Tactical Work is addictive. Oftentimes, the feedback is immediate and there is a dopamine hit every time I’m able to quickly solve a client issue or to point employees in the right direction. This extends to my work on new business where having good rapport on a call with a prospect or knocking out a proposal feels like progress.

Strategic Work, on the other hand, requires space and focus. It’s easy to get frustrated because it’s tough to know whether your decisions will be right or wrong until some time has passed. The deliverables are also not as clear-cut.

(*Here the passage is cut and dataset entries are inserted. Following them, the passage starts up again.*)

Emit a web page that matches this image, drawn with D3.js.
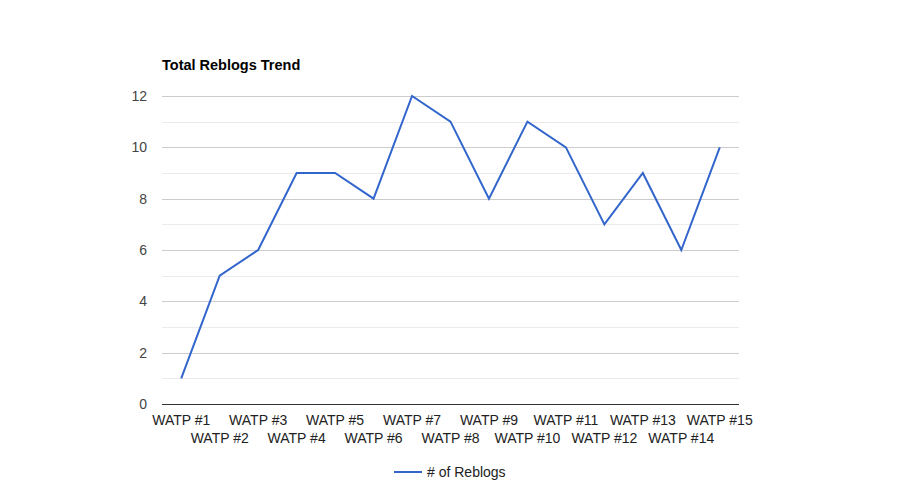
<!DOCTYPE html>
<html>
<head>
<meta charset="utf-8">
<script src="https://cdn.jsdelivr.net/npm/d3@7"></script>
<style>
body { margin: 0; background: #fff; font-family: Arial, "Liberation Sans", sans-serif; }
</style>
</head>
<body>
<div id="chart"></div>
<script>
var episodes = ["WATP #1","WATP #2","WATP #3","WATP #4","WATP #5","WATP #6","WATP #7","WATP #8",
    "WATP #9","WATP #10","WATP #11","WATP #12","WATP #13","WATP #14","WATP #15"];
var reblogs = [1,5,6,9,9,8,12,11,8,11,10,7,9,6,10];
var yTicks = [0,2,4,6,8,10,12];
var minorTicks = [1,3,5,7,9,11];

var svgWidth = 900, svgHeight = 500;
var margin = { top: 96, right: 161, bottom: 96, left: 162 };
var width = svgWidth - margin.left - margin.right;
var height = svgHeight - margin.top - margin.bottom;

var svg = d3.select("#chart").append("svg").attr("width", svgWidth).attr("height", svgHeight);
var g = svg.append("g").attr("transform", "translate(" + margin.left + "," + margin.top + ")");

var x = d3.scaleBand().domain(episodes).range([0, width]);
var y = d3.scaleLinear().domain([0, 12]).range([height, 0]);

// title
svg.append("text").attr("x", margin.left).attr("y", 70)
    .style("font-size", "14.5px").style("font-weight", "bold").attr("fill", "#000")
    .text("Total Reblogs Trend");

// gridlines
g.selectAll(".minor").data(minorTicks).enter().append("line")
    .attr("x1", 0).attr("x2", width)
    .attr("y1", function (d) { return Math.round(y(d)) + 0.5; })
    .attr("y2", function (d) { return Math.round(y(d)) + 0.5; })
    .attr("stroke", "#ebebeb");
g.selectAll(".major").data(yTicks.filter(function (d) { return d > 0; })).enter().append("line")
    .attr("x1", 0).attr("x2", width)
    .attr("y1", function (d) { return Math.round(y(d)) + 0.5; })
    .attr("y2", function (d) { return Math.round(y(d)) + 0.5; })
    .attr("stroke", "#cccccc");

// y labels
g.selectAll(".ylab").data(yTicks).enter().append("text")
    .attr("x", -15).attr("y", function (d) { return y(d) + 5; })
    .attr("text-anchor", "end").style("font-size", "14px").attr("fill", "#444")
    .text(function (d) { return d; });

// x labels, alternating rows
g.selectAll(".xlab").data(episodes).enter().append("text")
    .attr("x", function (d) { return x(d) + x.bandwidth() / 2; })
    .attr("y", function (d, i) { return height + (i % 2 == 0 ? 21 : 39); })
    .attr("text-anchor", "middle").style("font-size", "14px").attr("fill", "#222")
    .text(function (d) { return d; });

// the line
var line = d3.line()
    .x(function (d, i) { return x(episodes[i]) + x.bandwidth() / 2; })
    .y(function (d) { return y(d); });
g.append("path").datum(reblogs).attr("d", line)
    .attr("fill", "none").attr("stroke", "#3366cc").attr("stroke-width", 2);

// baseline
g.append("line").attr("x1", 0).attr("x2", width)
    .attr("y1", Math.round(y(0)) + 0.5).attr("y2", Math.round(y(0)) + 0.5)
    .attr("stroke", "#333");

// legend
var lg = svg.append("g").attr("transform", "translate(394,472)");
lg.append("line").attr("x1", 0).attr("x2", 28).attr("y1", 0).attr("y2", 0)
    .attr("stroke", "#3366cc").attr("stroke-width", 2);
lg.append("text").attr("x", 33).attr("y", 5).style("font-size", "14px").attr("fill", "#222")
    .text("# of Reblogs");
</script>
</body>
</html>
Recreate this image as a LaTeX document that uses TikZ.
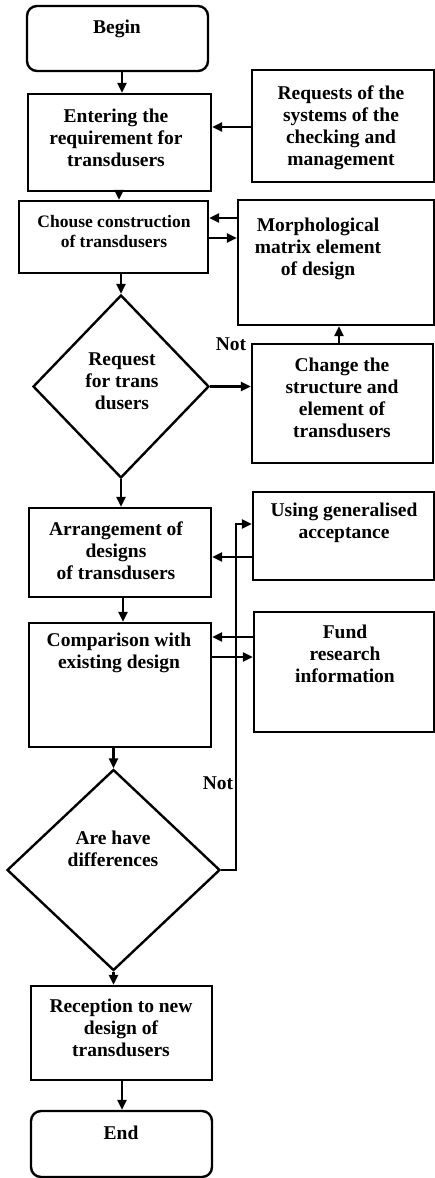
\documentclass[tikz,border=0pt]{standalone}
\usepackage{fontspec}
\setmainfont{Liberation Serif}
\usetikzlibrary{shapes.geometric,arrows.meta}
\begin{document}
\begin{tikzpicture}[x=1pt,y=-1pt,
  box/.style={draw,line width=2.4pt,inner sep=0pt},
  rbox/.style={box,rounded corners=10pt},
  dia/.style={draw,diamond,line width=2.4pt,inner sep=0pt},
  txt/.style={font=\fontsize{19.5}{22}\selectfont\bfseries,align=center,inner sep=0pt},
  arr/.style={line width=2.4pt,-{Triangle[length=10pt,width=9pt]}}]
\path[use as bounding box] (0,0) rectangle (435,1178);
% nodes
\node[rbox,minimum width=181pt,minimum height=65pt] (begin) at (117.5,38.5) {};
\node[txt] (begint) at (117,29) {Begin};
\node[box,minimum width=183pt,minimum height=97pt] (ent) at (119.5,142.5) {};
\node[txt] (entt) at (116,137.5) {Entering the\\requirement for\\transdusers};
\node[box,minimum width=182pt,minimum height=112pt] (req) at (343,126) {};
\node[txt] (reqt) at (341,128) {Requests of the\\systems of the\\checking and\\management};
\node[box,minimum width=189pt,minimum height=72pt] (ch) at (113.5,237) {};
\node[txt,font=\fontsize{17.5}{20}\selectfont\bfseries] (cht) at (114,232) {Chouse construction\\of transdusers};
\node[box,minimum width=196pt,minimum height=125pt] (mor) at (336,262.5) {};
\node[txt] (mort) at (318,249) {Morphological\\matrix element\\of design};
\node[dia,minimum width=176pt,minimum height=183pt] (d1) at (121,386.5) {};
\node[txt] (d1t) at (122,381) {Request\\for trans\\dusers};
\node[txt] (not1) at (231,344) {Not};
\node[box,minimum width=181pt,minimum height=119pt] (chg) at (342.5,403.5) {};
\node[txt] (chgt) at (342,398) {Change the\\structure and\\element of\\transdusers};
\node[box,minimum width=182pt,minimum height=89pt] (arg) at (120,552.5) {};
\node[txt] (argt) at (116,551) {Arrangement of\\designs\\of transdusers};
\node[box,minimum width=181pt,minimum height=88pt] (use) at (343.5,536) {};
\node[txt] (uset) at (344,523) {Using generalised\\acceptance};
\node[box,minimum width=182pt,minimum height=124pt] (cmp) at (120,685) {};
\node[txt] (cmpt) at (119,653) {Comparison with\\existing design};
\node[box,minimum width=180pt,minimum height=120pt] (fund) at (344,672) {};
\node[txt] (fundt) at (345,654) {Fund\\research\\information};
\node[dia,minimum width=213pt,minimum height=201pt] (d2) at (113.5,870) {};
\node[txt] (d2t) at (113,849) {Are have\\differences};
\node[txt] (not2) at (218,783) {Not};
\node[box,minimum width=181pt,minimum height=94pt] (rec) at (121.5,1033) {};
\node[txt] (rect) at (121,1028) {Reception to new\\design of\\transdusers};
\node[rbox,minimum width=181pt,minimum height=66pt] (end) at (121.5,1144) {};
\node[txt] (endt) at (121,1133) {End};
\coordinate (fb) at (236,524);
% connectors
\draw[arr] (begin.south -| 122,0) -- (ent.north -| 122,0);
\draw[arr] (req.west |- 0,127) -- (ent.east |- 0,127);
\draw[arr] (ent.south -| 119,0) -- (ch.north -| 119,0);
\draw[arr] (mor.west |- 0,218) -- (ch.east |- 0,218);
\draw[arr] (ch.east |- 0,238) -- (mor.west |- 0,238);
\draw[arr] (ch.south -| d1.north) -- (d1.north);
\draw[arr] (d1.east) -- (chg.west |- d1.east);
\draw[arr] (chg.north -| 339,0) -- (mor.south -| 339,0);
\draw[arr] (d1.south) -- (arg.north -| d1.south);
\draw[arr] (use.west |- 0,557) -- (arg.east |- 0,557);
\draw[arr] (d2.east) -| (fb) -- (use.west |- fb);
\draw[arr] (arg.south -| 123,0) -- (cmp.north -| 123,0);
\draw[arr] (fund.west |- 0,637) -- (cmp.east |- 0,637);
\draw[arr] (cmp.east |- 0,657) -- (fund.west |- 0,657);
\draw[arr] (cmp.south -| d2.north) -- (d2.north);
\draw[arr] (d2.south) -- (rec.north -| d2.south);
\draw[arr] (rec.south -| 122,0) -- (end.north -| 122,0);
\end{tikzpicture}
\end{document}
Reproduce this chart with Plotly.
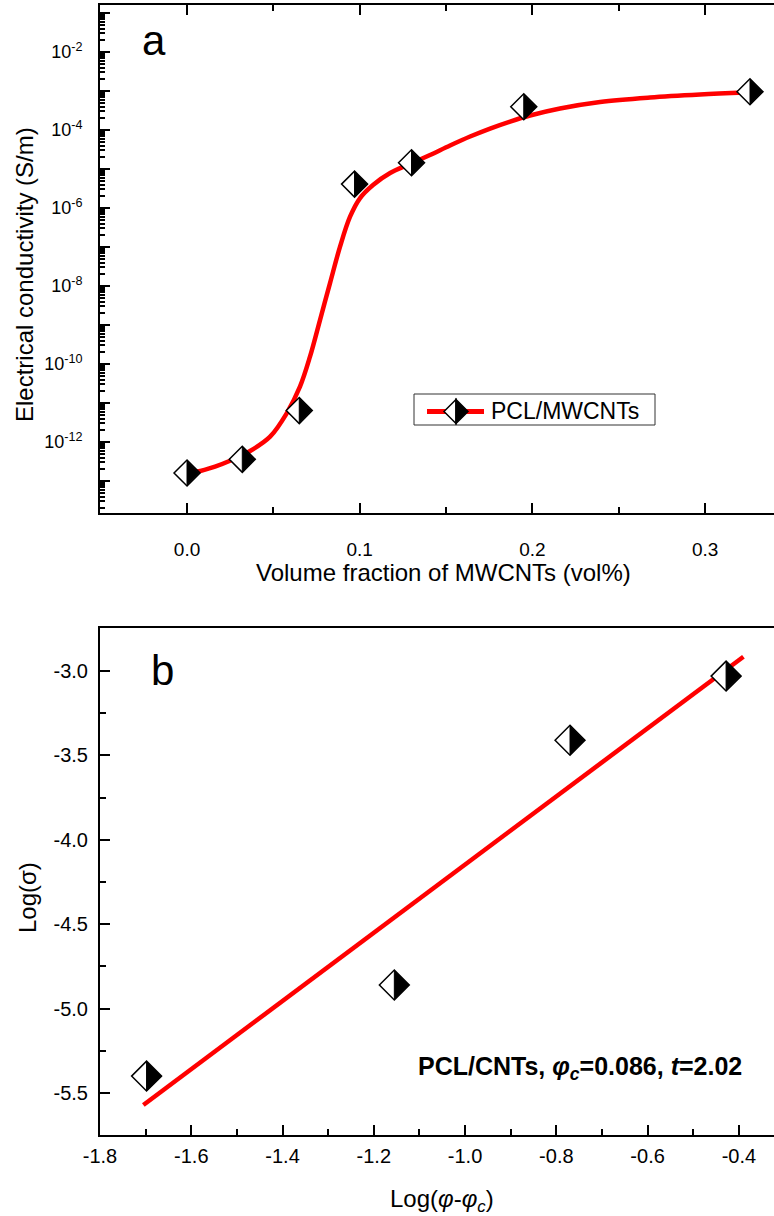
import plotly.graph_objects as go

FONT = "Liberation Sans, Arial, sans-serif"

# ---------------- data ----------------
# panel a : conductivity vs MWCNT volume fraction
vol_fraction = [0.0, 0.032, 0.065, 0.097, 0.130, 0.195, 0.326]
conductivity = [1.6e-13, 3.6e-13, 6.4e-12, 4.1e-6, 1.45e-5, 3.95e-4, 9.6e-4]

fit_curve_x = [0.0, 0.0058, 0.0162, 0.0249, 0.0365, 0.0481, 0.0577, 0.0654,
               0.0712, 0.0770, 0.0828, 0.0886, 0.0944, 0.1002, 0.1077, 0.1176,
               0.1291, 0.1407, 0.1523, 0.1639, 0.1755, 0.1871, 0.1986, 0.2160,
               0.2392, 0.2681, 0.2971, 0.3232]
fit_curve_y = [1.70e-13, 1.75e-13, 2.35e-13, 3.32e-13, 5.88e-13, 1.37e-12,
               5.44e-12, 2.62e-11, 1.54e-10, 1.34e-9, 1.19e-8, 1.02e-7,
               5.98e-7, 1.80e-6, 3.89e-6, 7.89e-6, 1.34e-5, 2.29e-5, 4.01e-5,
               6.81e-5, 1.09e-4, 1.65e-4, 2.35e-4, 3.56e-4, 5.22e-4, 6.81e-4,
               8.13e-4, 9.16e-4]

# panel b : log-log percolation fit
log_phi = [-1.698, -1.155, -0.770, -0.428]
log_sigma = [-5.40, -4.86, -3.41, -3.03]
fit_line_x = [-1.705, -0.39]
fit_line_y = [-5.571, -2.915]

# tick labels
a_xticks = [0.0, 0.1, 0.2, 0.3]
a_xticktext = ["0.0", "0.1", "0.2", "0.3"]
a_xminor = [0.05, 0.15, 0.25]
a_label_exponents = [-12, -10, -8, -6, -4, -2]
a_odd_exponents = [-13, -11, -9, -7, -5, -3, -1]
b_xticks = [-1.8, -1.6, -1.4, -1.2, -1.0, -0.8, -0.6, -0.4]
b_xticktext = ["-1.8", "-1.6", "-1.4", "-1.2", "-1.0", "-0.8", "-0.6", "-0.4"]
b_xminor = [-1.7, -1.5, -1.3, -1.1, -0.9, -0.7, -0.5]
b_yticks = [-3.0, -3.5, -4.0, -4.5, -5.0, -5.5]
b_yticktext = ["-3.0", "-3.5", "-4.0", "-4.5", "-5.0", "-5.5"]
b_yminor = [-3.25, -3.75, -4.25, -4.75, -5.25, -5.75]

legend_label = "PCL/MWCNTs"
fit_label = "<b>PCL/CNTs, <i>φ</i><sub><i>c</i></sub>=0.086, <i>t</i>=2.02</b>"

# ---------------- figure ----------------
W, H = 774, 1216
ML, MR, MT, MB = 100, 0, 5, 81
PW, PH = W - ML - MR, H - MT - MB


def px_x(p):
    return (p - ML) / PW


def px_y(p):
    return (H - MB - p) / PH


RED = "#ff0000"
fig = go.Figure()

fig.add_trace(go.Scatter(x=fit_curve_x, y=fit_curve_y, mode="lines",
                         line=dict(color=RED, width=4.5, shape="spline"),
                         xaxis="x", yaxis="y", hoverinfo="skip"))
fig.add_trace(go.Scatter(x=vol_fraction, y=conductivity, mode="markers",
                         marker=dict(symbol="diamond", size=20, color="white",
                                     line=dict(color="black", width=1.5)),
                         xaxis="x", yaxis="y"))
# empty trace that carries the unlabeled odd-decade ticks
fig.add_trace(go.Scatter(x=[], y=[], xaxis="x", yaxis="y3",
                         hoverinfo="skip"))

fig.add_trace(go.Scatter(x=fit_line_x, y=fit_line_y, mode="lines",
                         line=dict(color=RED, width=4.5),
                         xaxis="x2", yaxis="y2", hoverinfo="skip"))
fig.add_trace(go.Scatter(x=log_phi, y=log_sigma, mode="markers",
                         marker=dict(symbol="diamond", size=23, color="white",
                                     line=dict(color="black", width=1.5)),
                         xaxis="x2", yaxis="y2"))

shapes = []


def half_diamond(xref, yref, xa, ya, s):
    return dict(type="path", xref=xref, yref=yref, xsizemode="pixel",
                ysizemode="pixel", xanchor=xa, yanchor=ya,
                path=f"M0,{s} L{s},0 L0,{-s} Z", fillcolor="black",
                line=dict(color="black", width=1), layer="above")


for xv, yv in zip(vol_fraction, conductivity):
    shapes.append(half_diamond("x", "y", xv, yv, 12.5))
for xv, yv in zip(log_phi, log_sigma):
    shapes.append(half_diamond("x2", "y2", xv, yv, 14.5))

# manual legend for panel a
shapes.append(dict(type="rect", xref="paper", yref="paper",
                   x0=px_x(414), x1=px_x(655), y0=px_y(425), y1=px_y(394),
                   line=dict(color="#333333", width=1), fillcolor="white",
                   layer="above"))
shapes.append(dict(type="line", xref="paper", yref="paper",
                   x0=px_x(427), x1=px_x(484), y0=px_y(411.5), y1=px_y(411.5),
                   line=dict(color=RED, width=5), layer="above"))
shapes.append(dict(type="path", xref="paper", yref="paper", xsizemode="pixel",
                   ysizemode="pixel", xanchor=px_x(456), yanchor=px_y(411.5),
                   path="M0,12 L-12,0 L0,-12 Z", fillcolor="white",
                   line=dict(color="black", width=1.5), layer="above"))
shapes.append(dict(type="path", xref="paper", yref="paper", xsizemode="pixel",
                   ysizemode="pixel", xanchor=px_x(456), yanchor=px_y(411.5),
                   path="M0,12 L12,0 L0,-12 Z", fillcolor="black",
                   line=dict(color="black", width=1.5), layer="above"))


def note(text, x, y, size, angle=0, xanchor="center"):
    return dict(text=text, x=px_x(x), y=px_y(y), xref="paper", yref="paper",
                xanchor=xanchor, yanchor="middle", textangle=angle,
                showarrow=False,
                font=dict(family=FONT, size=size, color="black"))


annotations = [
    note(legend_label, 489, 411, 23, xanchor="left"),
    note("a", 154, 40, 42),
    note("b", 162, 670, 42),
    note("Electrical conductivity (S/m)", 24, 275, 24, angle=-90),
    note("Volume fraction of MWCNTs (vol%)", 443, 572, 24),
    note("Log(σ)", 27, 898, 24, angle=-90),
    note("Log(<i>φ</i>-<i>φ</i><sub><i>c</i></sub>)", 442, 1200, 24),
    note(fit_label, 416, 1068, 25, xanchor="left"),
]

axis_common = dict(showline=True, linewidth=2, linecolor="black",
                   showgrid=False, zeroline=False, ticks="inside",
                   ticklen=10, tickwidth=2, tickcolor="black")

fig.update_layout(
    width=W, height=H,
    margin=dict(l=ML, r=MR, t=MT, b=MB),
    paper_bgcolor="white", plot_bgcolor="white",
    showlegend=False,
    font=dict(family=FONT, color="black"),
    shapes=shapes, annotations=annotations,
    xaxis=dict(axis_common, domain=[0, 1], anchor="y",
               range=[-0.0504, 0.3399], tickmode="array", tickvals=a_xticks,
               ticktext=a_xticktext, mirror="ticks",
               tickfont=dict(family=FONT, size=19),
               ticklabelstandoff=18,
               minor=dict(tickmode="array", tickvals=a_xminor, ticks="inside",
                          ticklen=6, tickwidth=2, tickcolor="black")),
    yaxis=dict(axis_common, domain=[px_y(513), 1], anchor="x", type="log",
               range=[-13.82, -0.795], tickmode="array",
               tickvals=[10.0 ** e for e in a_label_exponents],
               ticktext=["10<sup>%d</sup>" % e for e in a_label_exponents],
               tickfont=dict(family=FONT, size=18),
               ticklabelstandoff=12,
               minor=dict(tickmode="array",
                          tickvals=[k * 10.0 ** e for e in range(-14, 0)
                                    for k in range(2, 10)],
                          ticks="inside", ticklen=5, tickwidth=1.5,
                          tickcolor="black")),
    yaxis3=dict(overlaying="y", anchor="x", side="left", type="log",
                range=[-13.82, -0.795], tickmode="array",
                tickvals=[10.0 ** e for e in a_odd_exponents],
                showticklabels=False, ticks="inside", ticklen=10, tickwidth=2,
                tickcolor="black", showline=False, showgrid=False,
                zeroline=False),
    xaxis2=dict(axis_common, domain=[0, 1], anchor="y2",
                range=[-1.8, -0.323], tickmode="array", tickvals=b_xticks,
                ticktext=b_xticktext, mirror=True,
                tickfont=dict(family=FONT, size=20),
                ticklabelstandoff=2,
                minor=dict(tickmode="array", tickvals=b_xminor, ticks="inside",
                           ticklen=6, tickwidth=2, tickcolor="black")),
    yaxis2=dict(axis_common, domain=[0, px_y(628)], anchor="x2",
                range=[-5.749, -2.745], tickmode="array", tickvals=b_yticks,
                ticktext=b_yticktext,
                tickfont=dict(family=FONT, size=20),
                ticklabelstandoff=6,
                minor=dict(tickmode="array", tickvals=b_yminor, ticks="inside",
                           ticklen=6, tickwidth=2, tickcolor="black")),
)

fig.write_html("out.html",
               config={"displayModeBar": False},
               post_script="document.body.style.margin='0px';"
                           "document.body.style.overflow='hidden';")
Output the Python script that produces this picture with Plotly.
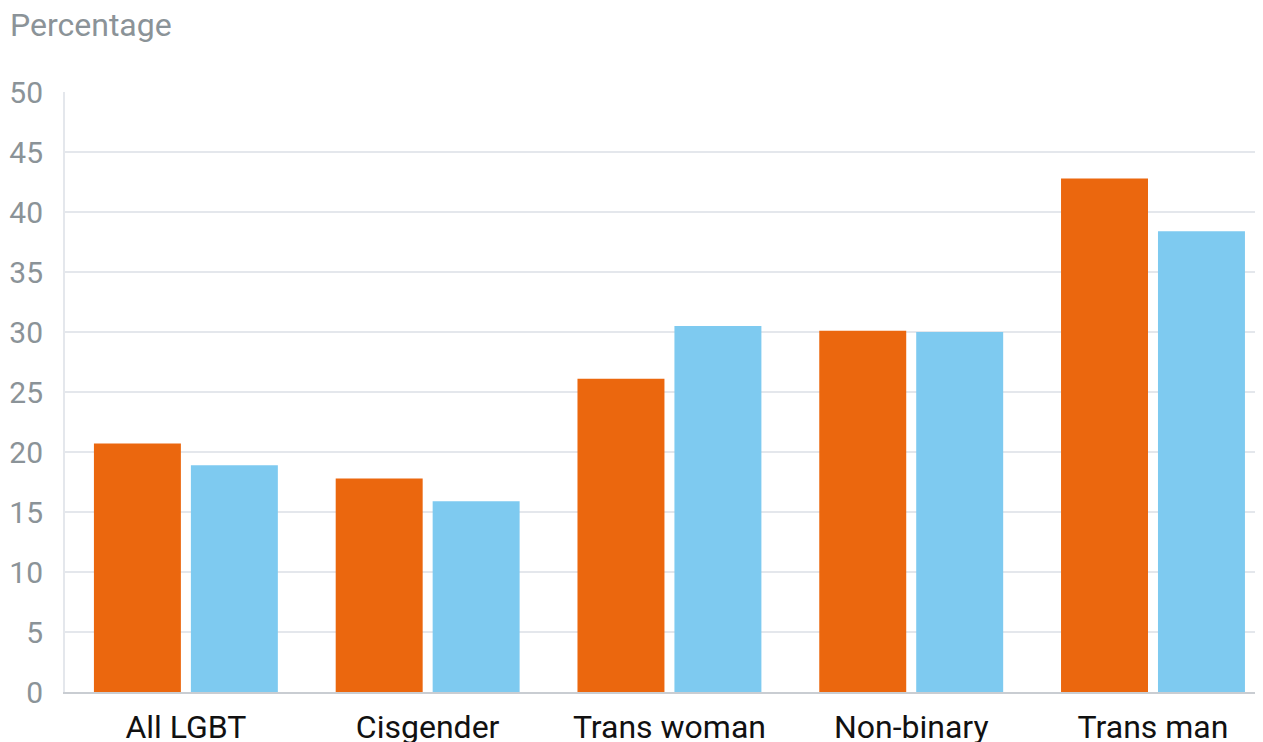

However, there’s a non-linear aspect of Strategic Work that is really powerful. Setting the right intentions for the organization, making the high-level decisions, and bringing the big picture into focus for the team–these actions can quickly scale and amplify in a manner that no amount of Tactical Work on your own possibly can.

Conclusion

I found this book helpful because it was yet another reminder for me to take a step back, ask some hard questions about the business (Strategic Work), and focus my time on examining and building out systems. It’s so easy to get sucked into troubleshooting mode and coast through the day-to-day routine of inboxing to zero and crossing off tactical to-do’s. I’ve come to dread weeks when my calendar is full of 30-minute calls and 1-hour meetings where I know my attention will be pretty scattered and what feels like a bunch of productive conversations in the moment will ultimately be fillers with low nutritional value for the organization.

In some respects, I’ve often wondered if I can be of greater value to the business if I worked less hours (or even days), minded the day-to-day even less, and put in perhaps a half dozen 3-hour Strategic Work sprints each week. How much more progress would we make then? Something to continue thinking about and maybe even putting to the test.